Alternative: External Observation

  • Use Linux tools and frameworks for performance monitoring and tracing.

Linux Performance Tools

1. Linux perf

  • Tracks kernel events like CPU cycles, cache misses, and context switches.
  • Available for kernel versions 2.6 and above.

2. eBPF (Extended Berkeley Packet Filter)

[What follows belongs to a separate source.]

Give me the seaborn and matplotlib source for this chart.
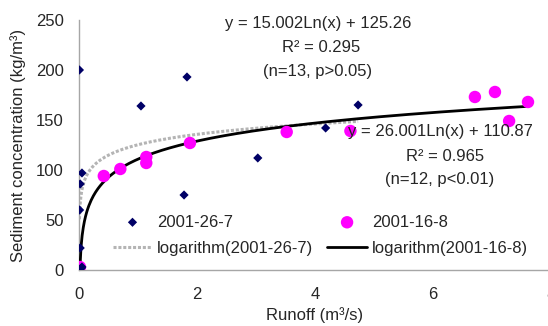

  • Modern, high-performance tracing and monitoring framework.
  • Runs within the Linux kernel using a restricted virtual machine.

eBPF Features

  • Tracing Capabilities:
    • Hook kernel functions, system calls, or application functions.
    • Perform actions during function calls, such as filtering packets.
  • Tools:
    • BCC (BPF Compiler Collection): Generates eBPF programs and communicates via Python/Lua scripts.
    • PLY: A scripting tool for eBPF.
    • Flame Graphs: Visualize CPU profiling data, mapping CPU usage to call stacks.

eBPF Use Cases

  • Identify bottlenecks, such as:
    • Long lock waits.
    • Slowest disk I/O operations.
    • Most frequent system calls.
  • Separate kernel/user space data securely for safety.

Advantages of eBPF:

  1. Safety: Does not crash OS or target systems due to robust compiler guarantees.
  2. Dynamic Measurement: Change measurement methods without restarting systems.
  3. Third-party Support: Utilize libraries and frameworks for complex tasks.

Disadvantages of eBPF:

  1. Kernel Dependency: Requires a recent kernel version (v3.18 or later; v4.9+ recommended).
  2. Knowledge Requirements: Familiarity with the target system’s libraries, OS, and call stack is essential.
  3. Compiler Challenges: Optimizations may obscure stack traces.
  4. Resource Overhead: Typically 3–6%, but up to 10% is acceptable in practice (e.g., Netflix's use case).

Conclusion

By combining in-code instrumentation with external tools like eBPF, Linux game server performance can be analyzed efficiently. This approach ensures minimal impact on production environments, provides comprehensive insights, and allows dynamic adaptability to evolving performance requirements.